Glowing mushrooms, plant toilets found in Borneo
A recent expedition to the island of Borneo in Southeast Asia turned up some trippy species: bioluminescent mushrooms, stalk-eyed flies, jumping spiders and a pitcher plant that doubles as a toilet for small animals.
"It has been a successful expedition," team leader Menno Schilthuizen, of Naturalis Biodiversity Center in the Netherlands, said in a statement. "A lot of material has been collected ... Now the next phase will start, namely DNA research into the relationships."
The team of Dutch and Malaysian researchers aimed to investigate the biodiversity around Mount Kinabalu, Borneo's highest point, and they say they've collected some 3,500 DNA samples of more than 1,400 species of plants, fungi and animals. Of these, they've identified about 160 species previously unknown to science, inlcuding spiders, mushrooms, beetles, snails, damselflies, ferns, termites and possibly a frog. [See Photos of the Borneo Finds]
The scientists won't publish their finds until next year, but they described this part of Borneo as an "El Dorado" for fungi experts.
"While the plant and animal life of this mountain has been the focus of numerous research projects, Kinabalu has remained terra incognita for scientific studies on fungi," team member and mycologist Jozsef Geml said in a statement. "One of the manifestations of this diversity comes in the endless variety of shapes and colors that sometimes are truly breathtaking."
During walks through the jungle in the dark, Geml and his team found two glowing species of fungi, one of which might be new to science.
"Glowing mushrooms are rare but they do exist outside the psychedelic world," Luis Morgado, who worked with Geml, wrote in a September blog post for the Naturalis Biodiversity Center. "During daytime one might pass by and even photograph them without knowing it, but only a nocturnal excursion reveals this incredible phenomenon that remains hidden in plain daylight."
Among the other highlights of the expedition was the study of the region's stalk-eyed flies whose peepers sit on stems that are sometimes even longer than their bodies.
"The longer the stalks of the male flies, the more attractive they are to the females," Hans Feijen explained in an August blog post on Naturalis' website. Feijen said samples collected in Borneo could help answer questions about the life history of the flies.
"In Asia, species produce up to 5 or 6 generations per year, while species in Africa produce only one generation per year," Feijen said in the post. "On the other hand, there is one stalk-eyed fly in Borneo that can live up to 1.5 years. How is that possible? Does this have to do with the parasite fungi on the flies, which are killing them? Do the ageing flies in Borneo lack these fungi, or did they find a way to live happily together? We would like to answer these kinds of questions."

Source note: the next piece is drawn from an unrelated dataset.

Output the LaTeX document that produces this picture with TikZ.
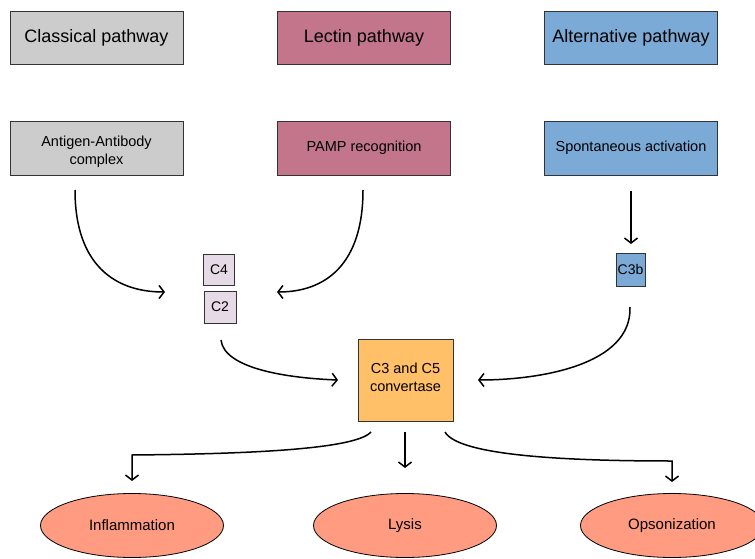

The researchers also spotted a species of pitcher plant, Nepenthes lowii, in an undisclosed area where it hadn't been recorded previously. The plant, which is endemic to Borneo, gets much-needed nitrogen from the poop of small animals like mountain tree shrews.
"To accomplish this, it attracts and feeds small mammals with exudates (nectar) produced by glands in the inner lid of the pitchers," team researcher Rachel Schwallier wrote in a September blog post. "As the tree shrew sits to feast on this plant-produced meal, its feces fall into the opening of the trap for a nitrogen rich snack for N. lowii -- what an awesome strategy for nutrients!"